With respect to Locke‘s seven key cultural differences (first outlined as six in his classic text on Global Supply Management), power distance is very high with severe power distances between those at the top and those at the bottom. While the modern factory may work on the clock, Mexico is an authoritarian polychronic culture and punctuality is nowhere to be found on their list of priorities. You’ll have a higher rank than the seller if your money “talks” with respect, as long as you don’t bring a lot of uncertainty to the table (as they don’t like too much uncertainty, though some is okay). While harmony doesn’t have the importance it has in other countries, honor, obedience to authority, and group loyalty is very important. On the other hand, due to their exceptionally high emphasis on personal dignity, they need to save face at all costs. Despite their rankings on Hofstede’s individualism scale, they are actually quite individualistic and very personal.
With respect to verbal communication, Mexicans are generally very direct, but like Korea, “no” can be indirect. The volume is usually moderate as their style is toned down, warm, and gracious, but as in India, you can get louder if you are passionate about what you are saying.

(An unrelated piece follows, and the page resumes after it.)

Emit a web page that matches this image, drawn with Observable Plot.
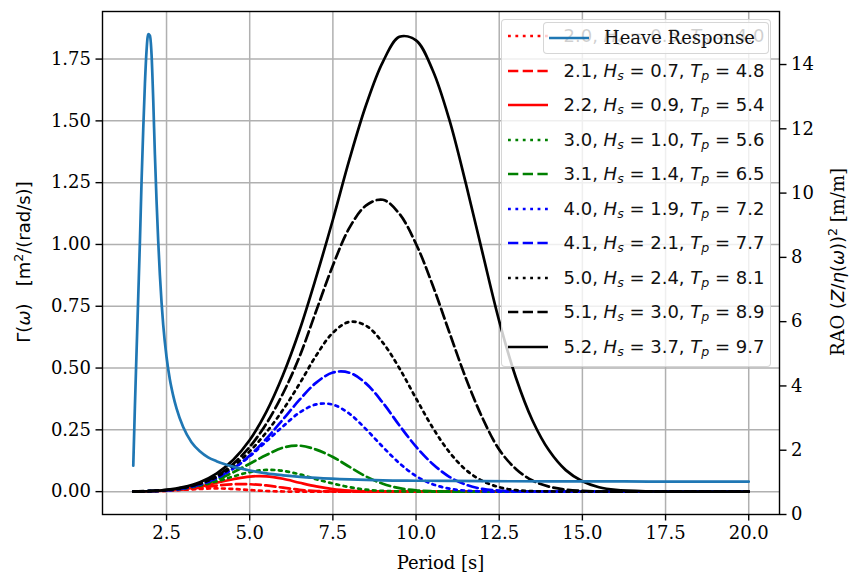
<!DOCTYPE html>
<html><head><meta charset="utf-8">
<script src="https://cdn.jsdelivr.net/npm/d3@7"></script>
<script src="https://cdn.jsdelivr.net/npm/@observablehq/plot@0.6"></script>
<style>
body{margin:0;background:#fff;}
#wrap{position:relative;width:850px;height:579px;overflow:hidden;background:#fff;}
#wrap svg{position:absolute;left:0;top:0;}
.lab{position:absolute;white-space:nowrap;font-size:18px;color:#000;line-height:1;}
.serif{font-family:'DejaVu Serif',serif;}
.sans{font-family:'DejaVu Sans',sans-serif;}
.rot{transform:translate(-50%,-50%) rotate(-90deg);}
.legend{position:absolute;background:rgba(255,255,255,0.8);border:1.5px solid rgba(204,204,204,0.8);border-radius:4px;box-sizing:border-box;}
.row{position:absolute;white-space:nowrap;font-size:18px;line-height:24px;height:24px;}
.row svg{position:absolute;}
sub{font-size:70%;vertical-align:-0.25em;line-height:0;}
sup{font-size:70%;vertical-align:0.55em;line-height:0;}
</style></head><body><div id="wrap"></div>
<script>
// ---- data ----
const periods = [1.5,2,2.5,3,3.5,4,4.5,5,5.5,6,6.5,7,7.5,8,8.5,9,9.5,10,10.5,11,11.5,12,12.5,13,13.5,14,14.5,15,15.5,16,17,18,19,20];
const spec20 = [0.0003,0.0013,0.0036,0.0073,0.011,0.013,0.011,0.0065,0.0026,0.0006,0.0001,0,0,0,0,0,0,0,0,0,0,0,0,0,0,0,0,0,0,0,0,0,0,0];
const spec21 = [0.0003,0.0014,0.004,0.0086,0.016,0.024,0.030,0.030,0.025,0.016,0.0074,0.0026,0.0006,0,0,0,0,0,0,0,0,0,0,0,0,0,0,0,0,0,0,0,0,0];
const spec22 = [0.0004,0.0015,0.0045,0.010,0.020,0.036,0.050,0.061,0.062,0.052,0.036,0.021,0.010,0.004,0.001,0,0,0,0,0,0,0,0,0,0,0,0,0,0,0,0,0,0,0];
const spec30 = [0.0005,0.002,0.005,0.012,0.024,0.041,0.061,0.079,0.088,0.084,0.070,0.050,0.033,0.018,0.008,0.003,0.001,0,0,0,0,0,0,0,0,0,0,0,0,0,0,0,0,0];
const spec31 = [0.0005,0.002,0.0055,0.013,0.027,0.048,0.078,0.113,0.148,0.178,0.186,0.170,0.140,0.100,0.061,0.032,0.014,0.005,0.0015,0,0,0,0,0,0,0,0,0,0,0,0,0,0,0];
const spec40 = [0,0.002,0.005,0.014,0.029,0.054,0.093,0.143,0.203,0.264,0.320,0.353,0.352,0.315,0.252,0.181,0.115,0.063,0.030,0.012,0.004,0.001,0,0,0,0,0,0,0,0,0,0,0,0];
const spec41 = [0,0.002,0.005,0.013,0.029,0.055,0.093,0.146,0.214,0.292,0.372,0.441,0.482,0.481,0.437,0.360,0.268,0.182,0.112,0.060,0.028,0.011,0.004,0.001,0,0,0,0,0,0,0,0,0,0];
const spec50 = [0,0.002,0.006,0.015,0.032,0.059,0.103,0.163,0.240,0.331,0.437,0.551,0.643,0.687,0.671,0.603,0.499,0.377,0.259,0.160,0.088,0.043,0.018,0.006,0.002,0.001,0,0,0,0,0,0,0,0];
const spec51 = [0,0.003,0.007,0.016,0.033,0.063,0.112,0.181,0.275,0.397,0.547,0.732,0.915,1.068,1.158,1.181,1.124,1.002,0.835,0.645,0.458,0.297,0.170,0.092,0.045,0.020,0.008,0.003,0.001,0,0,0,0,0];
const spec52 = [0,0.002,0.007,0.018,0.038,0.073,0.128,0.209,0.323,0.472,0.654,0.869,1.100,1.345,1.565,1.738,1.840,1.826,1.705,1.505,1.245,0.965,0.690,0.462,0.288,0.166,0.087,0.042,0.018,0.007,0.001,0,0,0];

const heavePeriods = [1.5,1.55,1.6,1.65,1.7,1.75,1.8,1.85,1.9,1.95,2.0,2.05,2.1,2.15,2.2,2.25,2.3,2.35,2.4,2.5,2.6,2.7,2.8,3.0,3.25,3.5,3.75,4.0,4.5,5.0,5.5,6.0,7.0,8.0,9.0,10.0,12.0,14.0,16.0,18.0,20.0];
const heaveRAO = [1.52,3.4,5.1,6.8,8.5,10.4,12.0,13.4,14.45,14.95,14.9,14.3,12.9,11.2,9.75,8.5,7.45,6.6,5.9,4.9,4.2,3.7,3.3,2.72,2.25,1.97,1.78,1.66,1.49,1.37,1.28,1.22,1.14,1.09,1.06,1.05,1.04,1.03,1.03,1.02,1.02];

const seaStates = ["2.0","2.1","2.2","3.0","3.1","4.0","4.1","5.0","5.1","5.2"];
const hsValues  = ["0.5","0.7","0.9","1.0","1.4","1.9","2.1","2.4","3.0","3.7"];
const tpValues  = ["4.0","4.8","5.4","5.6","6.5","7.2","7.7","8.1","8.9","9.7"];
const spectra = [spec20,spec21,spec22,spec30,spec31,spec40,spec41,spec50,spec51,spec52];

const xTicks = [2.5,5,7.5,10,12.5,15,17.5,20];
const leftTicks = [0,0.25,0.5,0.75,1,1.25,1.5,1.75];
const rightTicks = [0,2,4,6,8,10,12,14];

// ---- styles ----
const seriesColors = ["#ff0000","#ff0000","#ff0000","#008000","#008000","#0000ff","#0000ff","#000000","#000000","#000000"];
const seriesStyles = ["dotted","dashed","solid","dotted","dashed","dotted","dashed","dotted","dashed","solid"];
const dashFor = {dotted:"2.8,4.6", dashed:"10.3,4.4", solid:null};
const heaveColor = "#1f77b4";
const LW = 2.7;

const W = 850, H = 579;
const margins = {marginLeft:102, marginRight:71, marginTop:11, marginBottom:65};
const xDomain = [0.575, 20.925];
const fontStyle = {fontFamily:"'DejaVu Serif', serif", fontSize:"18px", background:"transparent", overflow:"visible", color:"#000"};

const wrap = document.getElementById("wrap");

// ---- main axes: spectra ----
const specMarks = spectra.map((vals, i) => {
  const rows = periods.map((t, j) => ({T: t, S: vals[j]}));
  return Plot.line(rows, {x:"T", y:"S", stroke: seriesColors[i], strokeWidth: LW,
    strokeDasharray: dashFor[seriesStyles[i]] || undefined, curve:"catmull-rom", strokeLinejoin:"round"});
});

const plot1 = Plot.plot({
  width: W, height: H, ...margins,
  style: fontStyle,
  x: {domain: xDomain},
  y: {domain: [-0.0925, 1.9425]},
  marks: [
    Plot.gridX(xTicks, {stroke:"#b0b0b0", strokeOpacity:1, strokeWidth:1.5}),
    Plot.gridY(leftTicks, {stroke:"#b0b0b0", strokeOpacity:1, strokeWidth:1.5}),
    ...specMarks,
    Plot.frame({stroke:"#000", strokeWidth:1.4}),
    Plot.axisX(xTicks, {tickFormat: d => d.toFixed(1), tickSize: 6.5, tickPadding: 5, strokeWidth: 1.4, label: null}),
    Plot.axisY(leftTicks, {tickFormat: d => d.toFixed(2), tickSize: 6.5, tickPadding: 5, strokeWidth: 1.4, label: null})
  ]
});
wrap.appendChild(plot1);

// ---- main legend ----
function handleSvg(color, style, w) {
  const d = dashFor[style];
  return `<svg width="${w}" height="24" style="left:0;top:0;overflow:visible"><line x1="0" x2="${w}" y1="12" y2="12" stroke="${color}" stroke-width="${LW}" ${d ? `stroke-dasharray="${d}"` : ""}/></svg>`;
}
const leg1 = document.createElement("div");
leg1.className = "legend";
Object.assign(leg1.style, {left:"500.5px", top:"19px", width:"270px", height:"348px"});
seaStates.forEach((s, i) => {
  const row = document.createElement("div");
  row.className = "row";
  row.style.left = "6px";
  row.style.top = (16 + i * 34.5 - 12) + "px";
  row.style.width = "260px";
  row.innerHTML = `<div style="position:absolute;left:0;top:0;width:40px;height:24px">${handleSvg(seriesColors[i], seriesStyles[i], 40)}</div>` +
    `<span class="sans" style="position:absolute;left:56px;top:0;color:#111">${s}, <i>H</i><sub><i>s</i></sub> = ${hsValues[i]}, <i>T</i><sub><i>p</i></sub> = ${tpValues[i]}</span>`;
  leg1.appendChild(row);
});
wrap.appendChild(leg1);

// ---- twin axes: heave response ----
const heaveRows = heavePeriods.map((t, j) => ({T: t, R: heaveRAO[j]}));
const plot2 = Plot.plot({
  width: W, height: H, ...margins,
  style: fontStyle,
  x: {domain: xDomain, axis: null},
  y: {domain: [0, 15.65]},
  marks: [
    Plot.line(heaveRows, {x:"T", y:"R", stroke: heaveColor, strokeWidth: LW, curve:"monotone-x", strokeLinejoin:"round"}),
    Plot.axisY(rightTicks, {anchor:"right", tickFormat: d => String(d), tickSize: 6.5, tickPadding: 5, strokeWidth: 1.4, label: null})
  ]
});
wrap.appendChild(plot2);

// ---- heave legend ----
const leg2 = document.createElement("div");
leg2.className = "legend";
Object.assign(leg2.style, {left:"543px", top:"21.5px", width:"226px", height:"32px"});
leg2.innerHTML = `<div class="row" style="left:5px;top:3px;width:215px"><div style="position:absolute;left:0;top:0;width:40px;height:24px">${handleSvg(heaveColor, "solid", 40)}</div>` +
  `<span class="serif" style="position:absolute;left:55px;top:0;color:#111">Heave Response</span></div>`;
wrap.appendChild(leg2);

// ---- axis labels ----
function addLabel(html, x, y, rotate, cls) {
  const d = document.createElement("div");
  d.className = "lab " + cls + (rotate ? " rot" : "");
  d.style.left = x + "px";
  d.style.top = y + "px";
  if (!rotate) d.style.transform = "translate(-50%,-50%)";
  d.innerHTML = html;
  wrap.appendChild(d);
}
addLabel("Period [s]", 440.5, 563, false, "serif");
addLabel(`Γ(<i>ω</i>)&nbsp;&nbsp;&nbsp;[m<sup>2</sup>/(rad/s)]`, 24, 262, true, "sans");
addLabel(`<span class="serif">RAO </span>(<i>Z</i>/<i>η</i>(<i>ω</i>))<sup>2</sup><span class="serif"> [m/m]</span>`, 838, 262, true, "sans");
</script>
</body></html>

With respect to non-verbal communication, facial expressions are common, as they are a passionate people, gestures are normal (but, as always, avoid the US ‘OK’ sign), touching is common (and they commonly hug and backslap each other) and essential between friends and colleagues, and body position is relaxed (just don’t put your hands on your hips or in your pockets). They tend to stand close, make eye contact (and if they don’t, it’s a sign of respect), and show their emotions.
Meetings are generally social, and business is often discussed over lunch. However, business lunches are not power-business sessions. Ideas, concepts and possibilities are discussed, not specifics. The only exception is if the detail has been pre-negotiated and agreed to beforehand, in which case it’s time to seal the deal over a meal. Negotiations are slow, involve lots of haggling, but only after they get to know you. It’s important to always keep your hands visible at a meal.
It’s also important to remember that while it is perfectly acceptable to discuss business over lunch, it is not acceptable to discuss business over dinner (except in very exceptional circumstances, and only if initiated by the host). Mexican people make friendships first (business comes later), and they often do this over dinner.
Finally, people from the United States need to remember the historic “difficulties” between Mexico and the United States. What US Marines call ‘The halls of Montezuma’ is a national monument to the revered Ninos Heroes. Every Mexican schoolchild learns that these six young cadets committed suicide rather than surrender to the invading US military. And the last time the US military invaded Mexico they were chasing Pancho Villa. He went on to become President of Mexico and there’s a street named after him in nearly every Mexican city.